No matter how much Annihilation threatens to go off the rails — which it eventually does with brilliant, title-dropping aplomb — it remains grounded in its cast of well-realized characters, particularly its protagonist. Portman’s performance is excellent, fully embodying a character who undergoes dramatic transformations multiple times over the course of the film, and Isaac — Garland’s Ex Machina darling — is predictably endearing, boasting an implicit sense of trust which Garland uses against the audience to unsettling effect. Every performance here is top-notch, but special mention must be lent to the magnetic Leigh, whose turns in The Hateful Eight and Twin Peaks: The Return seem to portend a welcome Leigh-assaince. Every single one of these characters is, to some extent, broken — after all, Garland asserts, they’ve all entered the Shimmer seeking to be destroyed. “We’re all damaged goods here,” says Novotny’s Cass in a rare moment of exposition.

Though the title may indicate something apocalyptic, Annihilation is chiefly concerned with the destruction of the self.
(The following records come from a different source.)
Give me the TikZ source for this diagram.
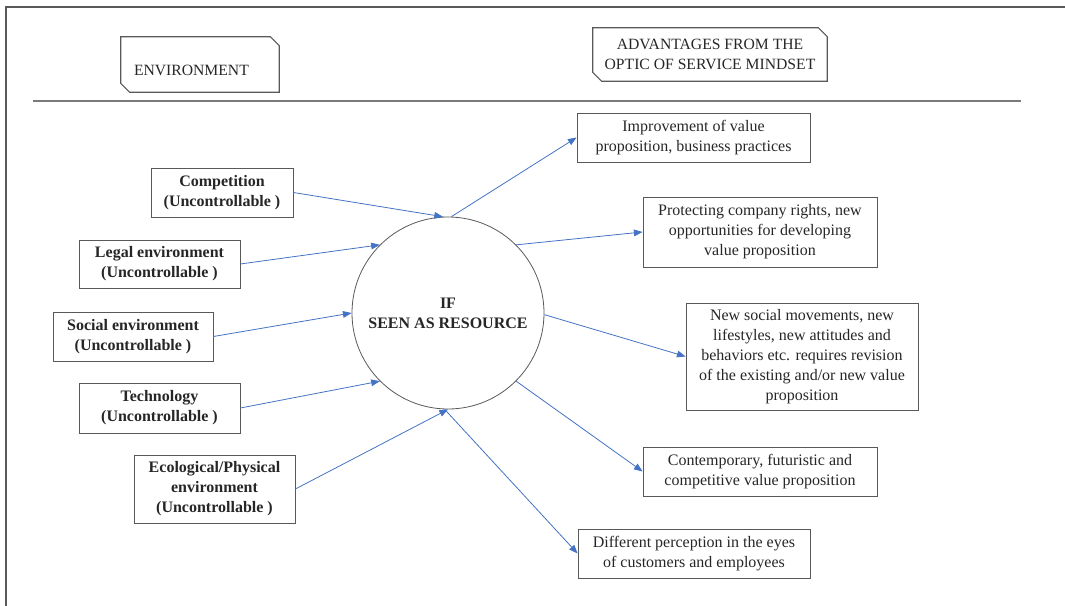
\documentclass[tikz,border=0pt]{standalone}
\usepackage{fontspec}
\setmainfont{Liberation Serif}
\usepackage{tikz}
\usetikzlibrary{arrows.meta,positioning}

\definecolor{arrblue}{HTML}{4472C4}
\definecolor{linegray}{HTML}{595959}
\definecolor{txtgray}{HTML}{262626}

% outline with two cut corners (top right, bottom left)
\newcommand{\snipbox}[1]{%
  \draw[linegray,line width=0.8pt] (#1.north west) -- ([xshift=-6.75pt]#1.north east)
    -- ([yshift=-6.75pt]#1.north east) -- (#1.south east)
    -- ([xshift=6.75pt]#1.south west) -- ([yshift=6.75pt]#1.south west) -- cycle;}

\begin{document}
\begin{tikzpicture}[x=0.75pt,y=-0.75pt]
  \tikzstyle{lbox}=[draw=linegray,line width=0.6pt,text=txtgray,align=center,inner sep=0pt,font=\fontsize{12}{15}\selectfont\bfseries]
  \tikzstyle{rbox}=[draw=linegray,line width=0.6pt,text=txtgray,align=center,inner sep=0pt,font=\fontsize{12}{15}\selectfont]
  \tikzstyle{head}=[text=txtgray,inner sep=0pt,font=\fontsize{11.75}{15}\selectfont]
  \tikzstyle{arr}=[-{Triangle[length=6.5pt,width=5pt]},arrblue,line width=0.6pt]
  \useasboundingbox (0,0) rectangle (1065,606);

  % frame and rule
  \draw[linegray,line width=1.1pt] (6,606) -- (6,7) -- (1065,7);
  \draw[linegray!80,line width=0.9pt] (33,101) -- (1021,101);

  % headings
  \node[head,minimum width=118.5pt,minimum height=41.25pt,text width=99pt,align=left] (env) at (200,64.5) {\raisebox{-8pt}[0pt][0pt]{ENVIRONMENT}};
  \snipbox{env}
  \node[head,minimum width=175.5pt,minimum height=39.75pt,align=center] (adv) at (710,54.5) {ADVANTAGES FROM THE\\OPTIC OF SERVICE MINDSET};
  \snipbox{adv}

  % centre
  \node[circle,draw=linegray,line width=0.6pt,minimum size=144pt,inner sep=0pt,text=txtgray,align=center,font=\fontsize{12}{15}\selectfont\bfseries] (res) at (448,313) {IF\\SEEN AS RESOURCE};

  % environment factors
  \node[lbox,minimum width=106.5pt,minimum height=36.75pt] (comp) at (222,192.5) {Competition\\(Uncontrollable )};
  \node[lbox,minimum width=120.75pt,minimum height=36pt] (legal) at (159.5,264) {Legal environment\\(Uncontrollable )};
  \node[lbox,minimum width=120pt,minimum height=36.75pt] (social) at (133,336.5) {Social environment\\(Uncontrollable )};
  \node[lbox,minimum width=120.75pt,minimum height=37.5pt] (tech) at (159.5,408) {Technology\\(Uncontrollable )};
  \node[lbox,minimum width=120.75pt,minimum height=51pt] (eco) at (214.5,489) {Ecological/Physical\\environment\\(Uncontrollable )};

  % advantages
  \node[rbox,minimum width=174.75pt,minimum height=36.75pt] (impr) at (693.5,137.5) {Improvement of value\\proposition, business practices};
  \node[rbox,minimum width=175.5pt,minimum height=52.5pt] (prot) at (760,232) {Protecting company rights, new\\opportunities for developing\\value proposition};
  \node[rbox,minimum width=174pt,minimum height=80.25pt] (newsoc) at (802,356.5) {New social movements, new\\lifestyles, new attitudes and\\behaviors etc. requires revision\\of the existing and/or new value\\proposition};
  \node[rbox,minimum width=175.5pt,minimum height=36.75pt] (cont) at (760,471.5) {Contemporary, futuristic and\\competitive value proposition};
  \node[rbox,minimum width=174pt,minimum height=36.75pt] (diff) at (694,553.5) {Different perception in the eyes\\of customers and employees};

  \draw[arr] (comp.east) -- (res.93);
  \draw[arr] (legal.east) -- (res.135);
  \draw[arr] (social.east) -- (res.180);
  \draw[arr] (tech.east) -- (res.225);
  \draw[arr] (eco.east) -- (res.270);

  \draw[arr] (res.88) -- (impr.west);
  \draw[arr] (res.45) -- (prot.west);
  \draw[arr] (res.-1) -- (newsoc.west);
  \draw[arr] (res.315) -- (cont.west);
  \draw[arr] (res.268) -- (diff.west);
\end{tikzpicture}
\end{document}
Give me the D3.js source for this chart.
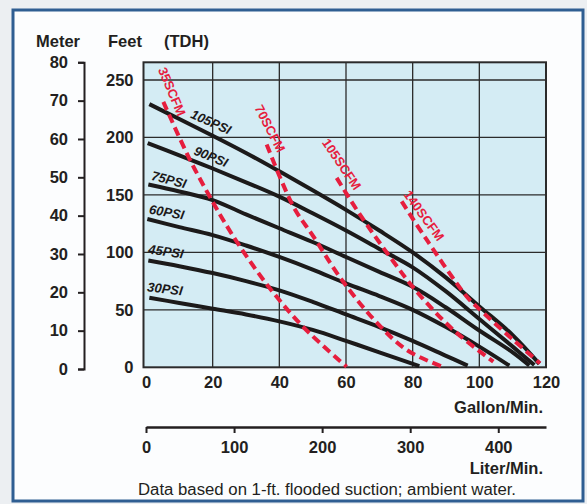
<!DOCTYPE html>
<html>
<head>
<meta charset="utf-8">
<script src="https://cdn.jsdelivr.net/npm/d3@7/dist/d3.min.js"></script>
<style>
  html, body { margin: 0; padding: 0; background: #eceff2; }
  svg { display: block; }
  text { font-family: "Liberation Sans", Arial, Helvetica, sans-serif; fill: #231f20; }
</style>
</head>
<body>
<svg id="chart" width="587" height="504"></svg>
<script>
// ---------------- DATA ----------------
const gpmTicks = [0, 20, 40, 60, 80, 100, 120];
const feetTicks = [0, 50, 100, 150, 200, 250];
const meterTicks = [0, 10, 20, 30, 40, 50, 60, 70, 80];
const literTicks = [0, 100, 200, 300, 400];

// pressure curves: [gpm, feet]
const psi105 = [[1,229],[10,216],[20,201.5],[30,186.5],[40,170.5],[50,154],[60,137],[70,119],[80,100],[90,78],[100,53],[110,28],[118,3]];
const psi90  = [[0.5,195],[10,184.5],[20,173],[30,161],[40,148.5],[50,134],[60,119],[70,103],[80,87],[90,66],[100,42],[110,18],[116.5,2]];
const psi75  = [[0.7,159],[10,153],[20,145.5],[30,133],[40,121],[50,109],[60,96],[70,83],[80,70],[90,52],[100,32],[110,13],[115,1.5]];
const psi60  = [[0.4,129],[10,122],[20,115],[30,106],[40,96],[50,85],[60,73],[70,62],[80,50],[90,35],[100,18],[109,1.5]];
const psi45  = [[0.7,93],[10,88],[20,82],[30,75],[40,67],[50,57],[60,46],[70,35],[80,23],[90,10],[96.5,1.5]];
const psi30  = [[1,60.5],[10,56],[20,51],[30,46],[40,40],[50,32.5],[60,23],[70,13],[82,1]];
const psiNames = ["105PSI", "90PSI", "75PSI", "60PSI", "45PSI", "30PSI"];
const psiSeries = [psi105, psi90, psi75, psi60, psi45, psi30];
// label anchors [gpm, feet, rotation deg]
const psiLabelPos = [[19.5,213.5,24],[19.5,183.4,22],[6.9,163.3,14],[6.2,135,10],[6,100.8,8],[5.7,68.3,7]];

// air consumption curves: [gpm, feet]
const scfm35  = [[5.2,231],[13.2,180.5],[20.2,143],[23.2,128],[28.2,105],[37.2,68.6],[47.2,35],[60.2,0.5]];
const scfm70  = [[36.2,193.9],[40.5,163.3],[44.7,137.3],[50.2,113.9],[58.2,78.3],[68.5,41.2],[78.2,15.1],[89.1,0.3]];
const scfm105 = [[57.2,164.8],[64.2,132.8],[74.2,92.1],[81.2,65.9],[92.2,32.5],[104.2,4.9]];
const scfm140 = [[76.7,144.4],[84.2,111],[96.2,61.6],[99.2,52.8],[110.2,23.8],[118.2,3.5]];
const scfmNames = ["35SCFM", "70SCFM", "105SCFM", "140SCFM"];
const scfmSeries = [scfm35, scfm70, scfm105, scfm140];
const scfmLabelPos = [[7.8,240,67],[37.2,207.8,63],[58.7,176.7,56],[83.4,132,54]];

const gpmToLpm = 3.785;
const footnote = "Data based on 1-ft. flooded suction; ambient water.";

// ---------------- SCALES ----------------
const svg = d3.select("#chart");
const x = d3.scaleLinear().domain([0, 120]).range([146, 546]);
const xL = d3.scaleLinear().domain([0, 120 * gpmToLpm]).range([146, 546]);
const yF = d3.scaleLinear().domain([0, 250]).range([367.3, 80]);
const yM = d3.scaleLinear().domain([0, 80]).range([369, 62.3]);

// ---------------- FRAME ----------------
svg.append("rect").attr("x", 13).attr("y", 10).attr("width", 570).attr("height", 491)
  .attr("fill", "#fcfdfe").attr("stroke", "#2f5e92").attr("stroke-width", 3);

// plot background
const plotLeft = x(0) - 2.5, plotRight = x(120), plotTop = yM(80), plotBottom = yF(0);
svg.append("rect").attr("x", plotLeft).attr("y", plotTop)
  .attr("width", plotRight - plotLeft).attr("height", plotBottom - plotTop)
  .attr("fill", "#d4ecf4");

// grid
const grid = svg.append("g").attr("stroke", "#2b2b2b").attr("stroke-width", 1.3);
grid.selectAll("line.v").data(gpmTicks.slice(1, -1)).join("line")
  .attr("x1", d => x(d)).attr("x2", d => x(d)).attr("y1", plotTop).attr("y2", plotBottom);
grid.selectAll("line.h").data(feetTicks.slice(1)).join("line")
  .attr("x1", plotLeft).attr("x2", plotRight).attr("y1", d => yF(d)).attr("y2", d => yF(d));

svg.append("rect").attr("x", plotLeft).attr("y", plotTop)
  .attr("width", plotRight - plotLeft).attr("height", plotBottom - plotTop)
  .attr("fill", "none").attr("stroke", "#2b2b2b").attr("stroke-width", 2);

// ---------------- CURVES ----------------
const line = d3.line().x(d => x(d[0])).y(d => yF(d[1])).curve(d3.curveCatmullRom.alpha(0.5));

svg.append("g").selectAll("path").data(psiSeries).join("path")
  .attr("d", line).attr("fill", "none").attr("stroke", "#1c1a1a")
  .attr("stroke-width", 4);

svg.append("g").selectAll("path").data(scfmSeries).join("path")
  .attr("d", line).attr("fill", "none").attr("stroke", "#e61e3e")
  .attr("stroke-width", 4).attr("stroke-dasharray", "9,5");

// labels
svg.append("g").selectAll("text").data(psiNames).join("text")
  .attr("transform", (d, i) => `translate(${x(psiLabelPos[i][0])},${yF(psiLabelPos[i][1])}) rotate(${psiLabelPos[i][2]})`)
  .attr("text-anchor", "middle").attr("dy", "0.35em")
  .style("font-size", "13px").style("font-weight", "bold").style("font-style", "italic")
  .style("fill", "#1c1a1a").text(d => d);

svg.append("g").selectAll("text").data(scfmNames).join("text")
  .attr("transform", (d, i) => `translate(${x(scfmLabelPos[i][0])},${yF(scfmLabelPos[i][1])}) rotate(${scfmLabelPos[i][2]})`)
  .attr("text-anchor", "middle").attr("dy", "0.35em")
  .style("font-size", "13px").style("font-weight", "bold")
  .style("fill", "#e61e3e").text(d => d);

// ---------------- AXES ----------------
const fontAxis = g => g.selectAll("text").style("font-size", "16.5px").style("font-weight", "bold")
  .style("font-family", "'Liberation Sans', Arial, sans-serif").attr("fill", "#231f20");

// gallon axis (labels only)
const gx = svg.append("g").attr("transform", `translate(0,${plotBottom})`)
  .call(d3.axisBottom(x).tickValues(gpmTicks).tickSize(0).tickPadding(9).tickFormat(d3.format("d")));
gx.select(".domain").remove();
fontAxis(gx);

// feet axis (labels only)
const gyF = svg.append("g").attr("transform", `translate(${plotLeft},0)`)
  .call(d3.axisLeft(yF).tickValues(feetTicks).tickSize(0).tickPadding(10));
gyF.select(".domain").remove();
fontAxis(gyF);

// meter axis
const gyM = svg.append("g").attr("transform", "translate(84,0)")
  .call(d3.axisLeft(yM).tickValues(meterTicks).tickSize(6).tickPadding(10));
gyM.selectAll("line, path").attr("stroke", "#231f20").attr("stroke-width", 2);
fontAxis(gyM);

// liter axis
const gxL = svg.append("g").attr("transform", "translate(0,427)")
  .call(d3.axisBottom(xL).tickValues(literTicks).tickSize(6).tickSizeOuter(0).tickPadding(8));
gxL.select(".domain").attr("stroke", "#231f20").attr("stroke-width", 2.5);
gxL.selectAll(".tick line").attr("stroke", "#231f20").attr("stroke-width", 2);
fontAxis(gxL);

// titles
const titles = [["Meter", 36, 47, "start"], ["Feet", 108, 47, "start"], ["(TDH)", 164, 47, "start"],
  ["Gallon/Min.", 543, 413, "end"], ["Liter/Min.", 543, 473.5, "end"]];
svg.append("g").selectAll("text").data(titles).join("text")
  .attr("x", d => d[1]).attr("y", d => d[2]).attr("text-anchor", d => d[3])
  .style("font-size", "16.5px").style("font-weight", "bold").text(d => d[0]);

svg.append("text").attr("x", 327).attr("y", 495).attr("text-anchor", "middle")
  .attr("textLength", 378).attr("lengthAdjust", "spacingAndGlyphs")
  .style("font-size", "16px").text(footnote);
</script>
</body>
</html>
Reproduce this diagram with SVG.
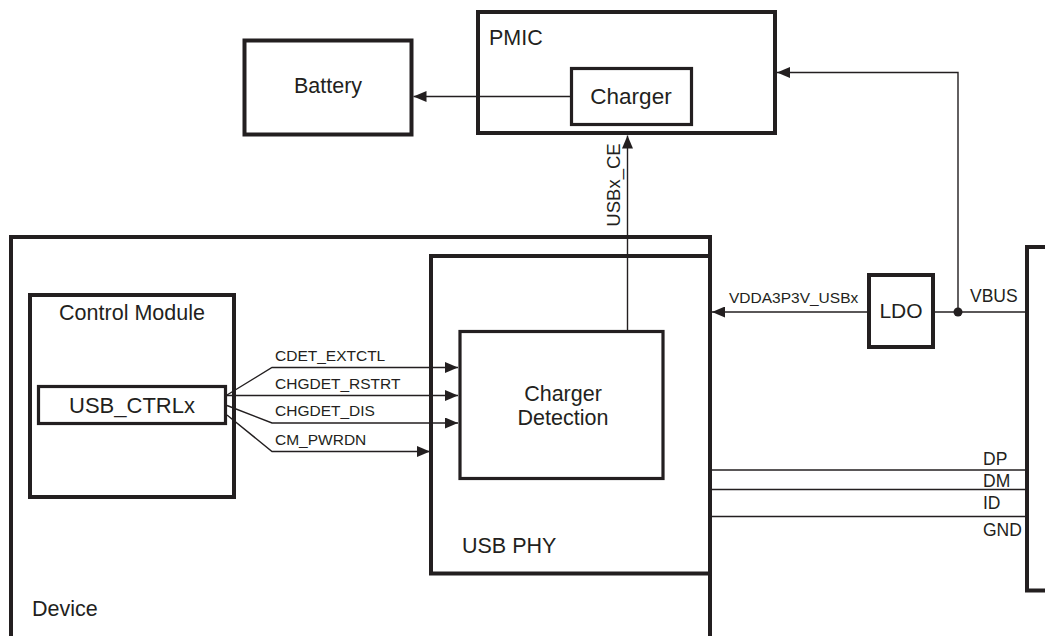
<svg xmlns="http://www.w3.org/2000/svg" width="1045" height="636" viewBox="0 0 1045 636">
<style>
.box{fill:none;stroke:#231f20;stroke-width:4}
.ibox{fill:none;stroke:#231f20;stroke-width:3.2}
.ln{fill:none;stroke:#231f20;stroke-width:1.4}
text{font-family:"Liberation Sans",Arial,sans-serif;fill:#231f20}
.big{font-size:21.5px}
.sig{font-size:15.5px}
.pin{font-size:17.5px}
</style>
<defs>
<marker id="ah" markerUnits="userSpaceOnUse" markerWidth="13" markerHeight="11" viewBox="0 0 13 11" refX="13" refY="5.5" orient="auto">
<path d="M0,0 L13,5.5 L0,11 z" fill="#231f20"/>
</marker>
</defs>
<rect width="1045" height="636" fill="#fff"/>
<g id="device">
<path class="box" d="M11,650 V237 H710 V650"/>
<text class="big" x="32" y="616">Device</text>
</g>
<g id="battery">
<rect class="box" x="244.5" y="40.5" width="167" height="94"/>
<text class="big" x="328" y="93" text-anchor="middle">Battery</text>
</g>
<g id="pmic">
<rect class="box" x="478" y="12" width="297" height="121"/>
<text class="big" x="489" y="45">PMIC</text>
</g>
<g id="charger">
<rect class="ibox" x="571.5" y="68.5" width="120" height="56"/>
<text x="631" y="104" text-anchor="middle" font-size="22.5">Charger</text>
</g>
<g id="usbphy">
<rect class="box" x="431" y="256" width="279" height="317.5"/>
<text class="big" x="462" y="553">USB PHY</text>
</g>
<g id="chargerdetection">
<rect class="ibox" x="460" y="331.5" width="203" height="147"/>
<text class="big" x="563" y="401" text-anchor="middle">Charger</text>
<text class="big" x="563" y="425" text-anchor="middle">Detection</text>
</g>
<g id="controlmodule">
<rect class="box" x="30" y="295" width="204" height="202"/>
<text class="big" x="132" y="320" text-anchor="middle">Control Module</text>
</g>
<g id="usbctrlx">
<rect class="ibox" x="38.5" y="386.5" width="187" height="37"/>
<text x="132" y="413" text-anchor="middle" font-size="22">USB_CTRLx</text>
</g>
<g id="ldo">
<rect class="box" x="869" y="275" width="64" height="72"/>
<text x="901" y="318" text-anchor="middle" font-size="21">LDO</text>
</g>
<g id="connector">
<path class="box" d="M1047,247 H1027 V590.5 H1047"/>
</g>
<g id="connectors">
<path class="ln" d="M570,96.5 H413.5" marker-end="url(#ah)"/>
<path class="ln" d="M627.5,330 V135.5" marker-end="url(#ah)"/>
<path class="ln" d="M958,312 V72.5 H777" marker-end="url(#ah)"/>
<path class="ln" d="M867,312 H712" marker-end="url(#ah)"/>
<path class="ln" d="M935,312 H1025"/>
<circle cx="958" cy="312" r="4.5" fill="#231f20"/>
<path class="ln" d="M227,395 L272,367.5 H458" marker-end="url(#ah)"/>
<path class="ln" d="M227,395.5 H458" marker-end="url(#ah)"/>
<path class="ln" d="M227,405.5 L272,423 H458" marker-end="url(#ah)"/>
<path class="ln" d="M227,415 L272,451.5 H430" marker-end="url(#ah)"/>
<path class="ln" d="M712,470 H1025"/>
<path class="ln" d="M712,489.5 H1025"/>
<path class="ln" d="M712,516.5 H1025"/>
<text class="sig" x="275" y="361">CDET_EXTCTL</text>
<text class="sig" x="275" y="388.5">CHGDET_RSTRT</text>
<text class="sig" x="275" y="416">CHGDET_DIS</text>
<text class="sig" x="275" y="444.5">CM_PWRDN</text>
<text class="sig" x="729" y="303">VDDA3P3V_USBx</text>
<text font-size="18.5" transform="translate(620,185) rotate(-90)" text-anchor="middle">USBx_CE</text>
<text class="pin" x="970" y="302">VBUS</text>
<text class="pin" x="983" y="465">DP</text>
<text class="pin" x="983" y="486.5">DM</text>
<text class="pin" x="983" y="509">ID</text>
<text class="pin" x="983" y="536">GND</text>
</g>
</svg>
The pitch-perfect script seeks to show rather than tell, imbuing each character with clear motivations that all operate as means to a shared end — that is, the end of their lives. Viewers with a history of depression have reported feeling a heightened connection to both the film’s themes and imagery — Garland has created a powerful, stealthy metaphor. Although Garland began as a novelist, Annihilation proves that he was made to direct, capable of working on multiple layers without any of them feeling half-baked or overwrought. These prismatic facets collide in the final confrontation, a bold, completely unforeseeable literalization of both struggles with mental illness and imposter syndrome that borders on performance art — made all the more effective by its near-wordlessness.

Annihilation’s commitment to gothic themes of self-destruction and the seductive power of the unknown suffuses its every frame and spoken line, resulting in a journey at once personal in its focus and sprawling in its implications. Paramount should receive notable credit for releasing it on a staggering 2,112 screens across the country, as the meager box office returns are proof of what that executive knew as soon as the credits rolled on that test screening. For all of audiences’ complaints about a lack of originality in big-budget releases, statistics show that other than broadly-marketed films like Get Out, wholly original offerings like Annihilation just don’t bring people to theaters. In a sad illustration of a growing trend, the film will be released internationally on Netflix March 12. While that may result in a cult following, online viewers will miss out on a stunning theatrical experience. So catch it in theaters while you still can — and try not to look away.